The time has come for Ontario to enact its own Constitution to protect and enhance the values we hold most dear; Liberty of the Person and Self-determination.
While the Constitution of Canada and the Charter of Rights and Freedoms provides and protects Ontarians, it is and will be subject to interpretation over time and such interpretations should be guided by our own understanding of liberty and self-determination.
The Constitution of Canada provides for allocations of power and authority as between the Federal and Provincial governments. It does so in a manner that is oft suggestive that the Provincial Government is an independent entity unto itself rather than the Democratic Representation of the people of Ontario. Such power and authority is further subjugated to the Legislative Executive rather than the Legislature as a whole.
The Ontario Constitution will seek to protect the authority of the people, ensure that rights and Liberties are interpreted pursuant to our values as Ontarians and that any limitations of those rights be subject to the most rigorous tests for all time and for all people.
While there is no specific reference to or proscription for a Provincial Constitution for Ontario, the BNA ACT 1867, and the Canada Act 1982 both provide for considerations of and to Provincial Constitutions and or amendments thereto. As such, we would undertake to amend our Constitution in the first instance through its creation and enactment.
The creation of the Dominion of Canada, the Province of Ontario, and the evolving delineation of its boundaries over time were from the very beginning subject to questions of legitimacy in terms of the Parties to the agreement in establishing the Dominion, the existence and legitimacy of land and land right treaties, and, the descendant allocation of authority to regions and communities in the Province.
The history of history while a critical element in the interpretation of Law and its application through precedent finds itself mired in
antiquated, undemocratic, restrictive, and subjugate interpretations.
Rights as originally assigned and belonging to all people equally were defined at the time under the tacit understanding that the term people was very limited in scope, and as a result; more members of society were excluded than included.
While over time we have expanded the definitions and interpretations of terms to be ever more inclusive, we cannot begin to imagine those who as yet remain beyond current protection any more than our ancestors could.
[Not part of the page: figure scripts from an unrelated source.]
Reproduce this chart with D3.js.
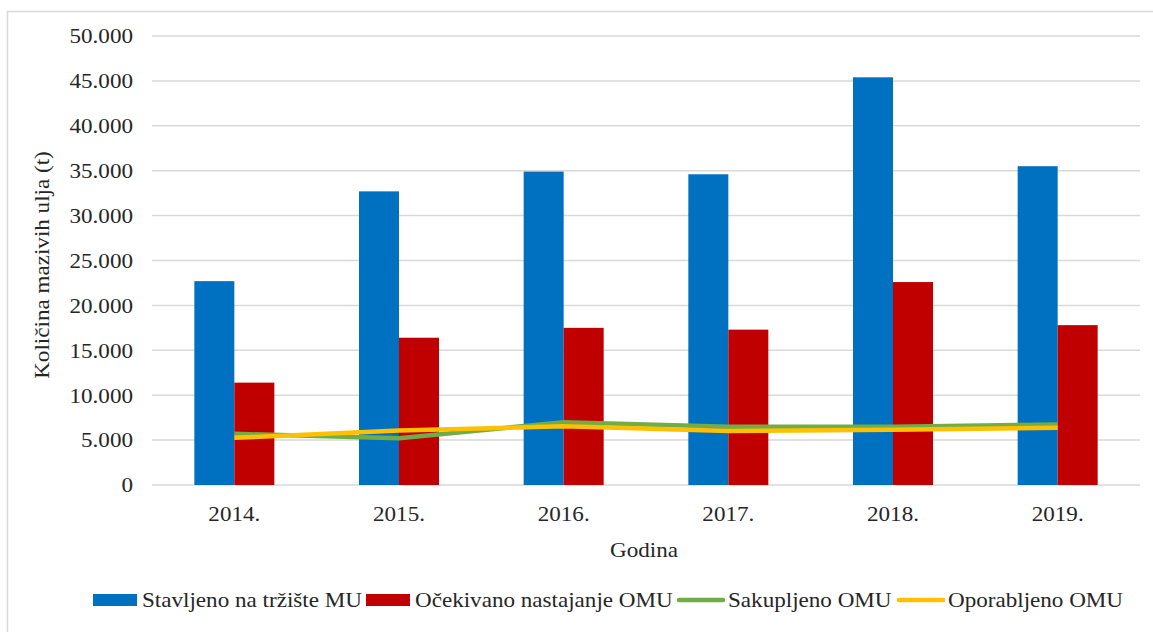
<!DOCTYPE html>
<html>
<head>
<meta charset="utf-8">
<script src="https://cdn.jsdelivr.net/npm/d3@7"></script>
<style>
  body { margin: 0; background: #fff; }
</style>
</head>
<body>
<svg id="chart" width="1153" height="632"></svg>
<script>
// podaci ocitani s grafa
const godine = ["2014.", "2015.", "2016.", "2017.", "2018.", "2019."];
const stavljeno = [22700, 32700, 34900, 34600, 45400, 35500];
const ocekivano = [11400, 16400, 17500, 17300, 22600, 17800];
const sakupljeno = [5700, 5200, 7000, 6500, 6500, 6750];
const oporabljeno = [5250, 6080, 6530, 6010, 6150, 6380];
const yTicks = [0, 5000, 10000, 15000, 20000, 25000, 30000, 35000, 40000, 45000, 50000];

const svg = d3.select("#chart");
const txtColor = "#262626";
const sx = 1.1; // tekst u originalu je malo razvucen

// pomocna za tekst
function label(g, tx, ty, str, anchor, rot) {
  return g.append("text")
    .attr("transform", `translate(${tx},${ty})` + (rot ? ` rotate(${rot})` : "") + ` scale(${sx},1)`)
    .attr("text-anchor", anchor || "start")
    .attr("dy", "0.35em")
    .attr("fill", txtColor)
    .style("font-family", "'Liberation Serif', 'Times New Roman', serif")
    .style("font-size", "21px")
    .text(str);
}

// okvir grafa
svg.append("rect")
  .attr("x", 7.5).attr("y", 11.5)
  .attr("width", 1160).attr("height", 640)
  .attr("fill", "none").attr("stroke", "#d9d9d9").attr("stroke-width", 1.5);

const plotL = 152, plotR = 1140, plotT = 36, plotB = 485;

const x = d3.scaleBand().domain(godine).range([plotL, plotR]);
const y = d3.scaleLinear().domain([0, 50000]).range([plotB, plotT]);

const fmt = v => v === 0 ? "0" : d3.format(",")(v).replace(/,/g, ".");

// mreza
svg.append("g")
  .selectAll("line")
  .data(yTicks)
  .join("line")
  .attr("x1", plotL).attr("x2", plotR)
  .attr("y1", d => y(d)).attr("y2", d => y(d))
  .attr("stroke", "#d9d9d9").attr("stroke-width", 1.5);

// oznake osi y
const gy = svg.append("g");
yTicks.forEach(t => label(gy, 133, y(t), fmt(t), "end"));

// stupci
const barW = 40;
const serije = [
  { vals: stavljeno, color: "#0070c0", off: -barW },
  { vals: ocekivano, color: "#c00000", off: 0 }
];
serije.forEach(s => {
  svg.append("g")
    .selectAll("rect")
    .data(godine)
    .join("rect")
    .attr("x", (d, i) => x(d) + x.bandwidth() / 2 + s.off)
    .attr("y", (d, i) => y(s.vals[i]))
    .attr("width", barW)
    .attr("height", (d, i) => plotB - y(s.vals[i]))
    .attr("fill", s.color);
});

// linije
const line = d3.line()
  .x((d, i) => x(godine[i]) + x.bandwidth() / 2)
  .y(d => y(d));

svg.append("path").datum(sakupljeno)
  .attr("d", line).attr("fill", "none")
  .attr("stroke", "#70ad47").attr("stroke-width", 4.5).attr("stroke-linejoin", "round");
svg.append("path").datum(oporabljeno)
  .attr("d", line).attr("fill", "none")
  .attr("stroke", "#ffc000").attr("stroke-width", 4.5).attr("stroke-linejoin", "round");

// oznake osi x
const gx = svg.append("g");
godine.forEach(g => label(gx, x(g) + x.bandwidth() / 2, 514, g, "middle"));

// naslovi osi
label(svg, 644, 550, "Godina", "middle");
label(svg, 42, 265, "Količina mazivih ulja (t)", "middle", -90);

// legenda
const legenda = [
  { name: "Stavljeno na tržište MU", color: "#0070c0", type: "rect", x: 93 },
  { name: "Očekivano nastajanje OMU", color: "#c00000", type: "rect", x: 366 },
  { name: "Sakupljeno OMU", color: "#70ad47", type: "line", x: 679 },
  { name: "Oporabljeno OMU", color: "#ffc000", type: "line", x: 899 }
];
const lg = svg.append("g");
legenda.forEach(l => {
  if (l.type === "rect") {
    lg.append("rect").attr("x", l.x).attr("y", 594).attr("width", 44).attr("height", 12).attr("fill", l.color);
  } else {
    lg.append("line").attr("x1", l.x).attr("x2", l.x + 44).attr("y1", 600).attr("y2", 600)
      .attr("stroke", l.color).attr("stroke-width", 4.5).attr("stroke-linecap", "round");
  }
  label(lg, l.x + 49, 600, l.name, "start");
});
</script>
</body>
</html>
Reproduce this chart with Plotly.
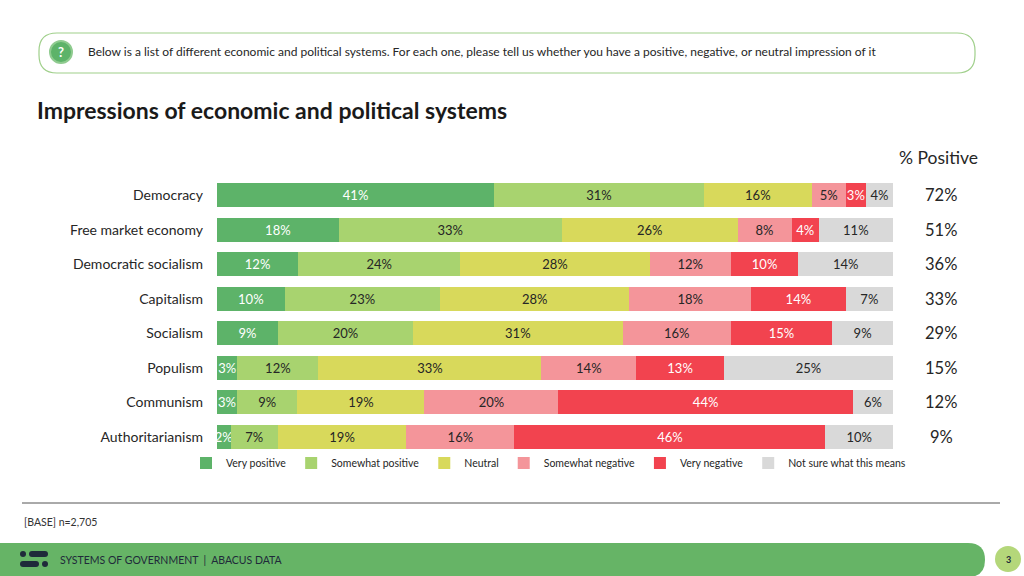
import plotly.graph_objects as go

# survey data
systems = ['Democracy', 'Free market economy', 'Democratic socialism', 'Capitalism',
           'Socialism', 'Populism', 'Communism', 'Authoritarianism']
very_pos = [41, 18, 12, 10, 9, 3, 3, 2]
some_pos = [31, 33, 24, 23, 20, 12, 9, 7]
neutral = [16, 26, 28, 28, 31, 33, 19, 19]
some_neg = [5, 8, 12, 18, 16, 14, 20, 16]
very_neg = [3, 4, 10, 14, 15, 13, 44, 46]
not_sure = [4, 11, 14, 7, 9, 25, 6, 10]
pct_positive = [72, 51, 36, 33, 29, 15, 12, 9]

series = [
    ('Very positive', very_pos, '#5db369', 'white'),
    ('Somewhat positive', some_pos, '#a8d36f', '#262626'),
    ('Neutral', neutral, '#d8d95b', '#262626'),
    ('Somewhat negative', some_neg, '#f4959a', '#262626'),
    ('Very negative', very_neg, '#f2434f', 'white'),
    ('Not sure what this means', not_sure, '#d9d9d9', '#262626'),
]

W, H = 1024, 576
L, R, T, B = 217, 893, 178, 454
FONT = 'Lato'


def fx(px):
    return (px - L) / (R - L)


def fy(py):
    return (B - py) / (B - T)


fig = go.Figure()
for name, vals, col, tcol in series:
    fig.add_trace(go.Bar(
        y=systems, x=vals, name=name, orientation='h',
        marker=dict(color=col, line=dict(width=0)),
        text=[f'{v}%' for v in vals],
        textposition='inside', insidetextanchor='middle', textangle=0,
        textfont=dict(color=tcol, size=13, family=FONT),
        hoverinfo='skip',
    ))


def note(px, py, text, size, color='#262626', anchor='center', bold=False):
    return dict(x=fx(px), y=fy(py), xref='paper', yref='paper', xanchor=anchor, yanchor='middle',
                text=f'<b>{text}</b>' if bold else text, showarrow=False,
                font=dict(size=size, color=color, family=FONT))


annotations = []
for s, p in zip(systems, pct_positive):
    annotations.append(dict(x=fx(941), xref='paper', y=s, yref='y', text=f'{p}%',
                            xanchor='center', yanchor='middle', showarrow=False,
                            font=dict(size=16.5, color='#262626', family=FONT)))
annotations += [
    note(938, 157, '% Positive', 17.5),
    note(35, 110, 'Impressions of economic and political systems', 23, '#1a1a1a', 'left', True),
    note(86, 52, 'Below is a list of different economic and political systems. For each one, please tell us '
                 'whether you have a positive, negative, or neutral impression of it', 12, anchor='left'),
    note(61, 52, '?', 13, 'white', bold=True),
    note(22, 522, '[BASE] n=2,705', 10.5, '#333333', 'left'),
    note(58, 560, 'SYSTEMS OF GOVERNMENT  |  ABACUS DATA', 10.5, '#1f2a3a', 'left'),
    note(1008, 559, '3', 9, '#1f2a3a', bold=True),
]


def rrect(x0, y0, x1, y1, r):
    # rounded rectangle path in paper coords, built from pixel corners
    pts = (f'M {fx(x0 + r)},{fy(y0)} L {fx(x1 - r)},{fy(y0)} '
           f'Q {fx(x1)},{fy(y0)} {fx(x1)},{fy(y0 + r)} L {fx(x1)},{fy(y1 - r)} '
           f'Q {fx(x1)},{fy(y1)} {fx(x1 - r)},{fy(y1)} L {fx(x0 + r)},{fy(y1)} '
           f'Q {fx(x0)},{fy(y1)} {fx(x0)},{fy(y1 - r)} L {fx(x0)},{fy(y0 + r)} '
           f'Q {fx(x0)},{fy(y0)} {fx(x0 + r)},{fy(y0)} Z')
    return pts


footer_path = (f'M {fx(0)},{fy(543)} L {fx(968)},{fy(543)} '
               f'Q {fx(985)},{fy(543)} {fx(985)},{fy(560)} '
               f'Q {fx(985)},{fy(577)} {fx(968)},{fy(577)} L {fx(0)},{fy(577)} Z')

shapes = [
    dict(type='path', path=rrect(39, 33, 975, 73, 18), xref='paper', yref='paper',
         line=dict(color='#9fcf8a', width=1.2), fillcolor='white', layer='below'),
    dict(type='circle', xref='paper', yref='paper', x0=fx(50), x1=fx(72), y0=fy(41), y1=fy(63),
         fillcolor='#5db369', line=dict(color='#8fcb8f', width=2), layer='below'),
    dict(type='line', xref='paper', yref='paper', x0=fx(22), x1=fx(1000), y0=fy(503), y1=fy(503),
         line=dict(color='#555555', width=1)),
    dict(type='path', path=footer_path, xref='paper', yref='paper',
         fillcolor='#66b466', line=dict(width=0), layer='below'),
    dict(type='circle', xref='paper', yref='paper', x0=fx(995), x1=fx(1021), y0=fy(546), y1=fy(572),
         fillcolor='#b4d77a', line=dict(width=0), layer='below'),
    # little logo
    dict(type='circle', xref='paper', yref='paper', x0=fx(20), x1=fx(26), y0=fy(551), y1=fy(557),
         fillcolor='#1f2a3a', line=dict(width=0)),
    dict(type='path', path=rrect(29, 551, 48, 557, 3), xref='paper', yref='paper',
         fillcolor='#1f2a3a', line=dict(width=0)),
    dict(type='path', path=rrect(20, 561, 39, 567, 3), xref='paper', yref='paper',
         fillcolor='#1f2a3a', line=dict(width=0)),
    dict(type='circle', xref='paper', yref='paper', x0=fx(42), x1=fx(48), y0=fy(561), y1=fy(567),
         fillcolor='#1f2a3a', line=dict(width=0)),
]

fig.update_layout(
    width=W, height=H,
    margin=dict(l=L, r=W - R, t=T, b=H - B),
    barmode='stack', barnorm='percent', bargap=0.3,
    paper_bgcolor='white', plot_bgcolor='white',
    font=dict(family=FONT, color='#262626'),
    uniformtext=dict(minsize=13, mode='show'),
    xaxis=dict(visible=False, range=[0, 100], fixedrange=True),
    yaxis=dict(autorange='reversed', showgrid=False, showline=False, ticks='',
               ticklabelstandoff=13, tickfont=dict(size=14, color='#262626', family=FONT)),
    legend=dict(orientation='h', x=fx(186), xanchor='left',
                y=fy(463), yanchor='middle', itemwidth=30,
                font=dict(size=10.5, color='#262626', family=FONT),
                traceorder='normal', bgcolor='rgba(0,0,0,0)'),
    showlegend=True,
    annotations=annotations,
    shapes=shapes,
)

fig.write_html('out.html', config={'displayModeBar': False},
               post_script="document.body.style.margin='0px';")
We must establish an interpretative model that by default includes all that we see and do not yet see, all we know and do not yet know, and, all that we can imagine and do not yet imagine.
Greater voices and depths of expertise are required to effect a useful, valued and fair Constitution for Ontario than can be offered here. Though perhaps a framework from which to initiate this process may be summarized in the following considerations;
That both the Canadian Charter of Rights and Freedoms and the United Nations Charter of Human Rights be entrenched in the Ontario Constitution with the caveat that they both be always subject to the broadest standard of inclusion and application for all people in Ontario.
That the rules, laws, and understandings that may be codified in Law are merely representations of a time and place and the best efforts of those people who experienced that era, and should therefore be subject to review and renewal every century, but that the basic rights encoded therein may not be derogated, only expanded and reaffirmed with current knowledge and interpretative language.
That Liberty of the person is paramount and that self-determination includes the individual liberty and all rights of association and voice of such agencies as may be desirable by the individual and or collection of individuals, and that, no association, group, agency, or even government may exist without the continued support and assignment of authority by individuals
That notwithstanding the historic Parties to the establishment and expansion of Ontario, time, common sense, and clarity of rights demands that the Parties to a Constitutional process in Ontario include all of the relevant Parties in redress of their exclusion through history.
That Ontario as a Province may; cease to exist, expand, or be reduced, subject to the will of the people and shall never be considered to be a natural or perpetual entity, but rather, that it exists day to day to day only because the people continue to so choose.
The process of developing a Constitution for Ontario may indeed be more important than the product itself. It provides an opportunity to redress the past, establish and clarify inalienable rights, and, to confirm the democratic foundation of the Province of Ontario as the product of agency provided to Government by the will of and confidence from the people.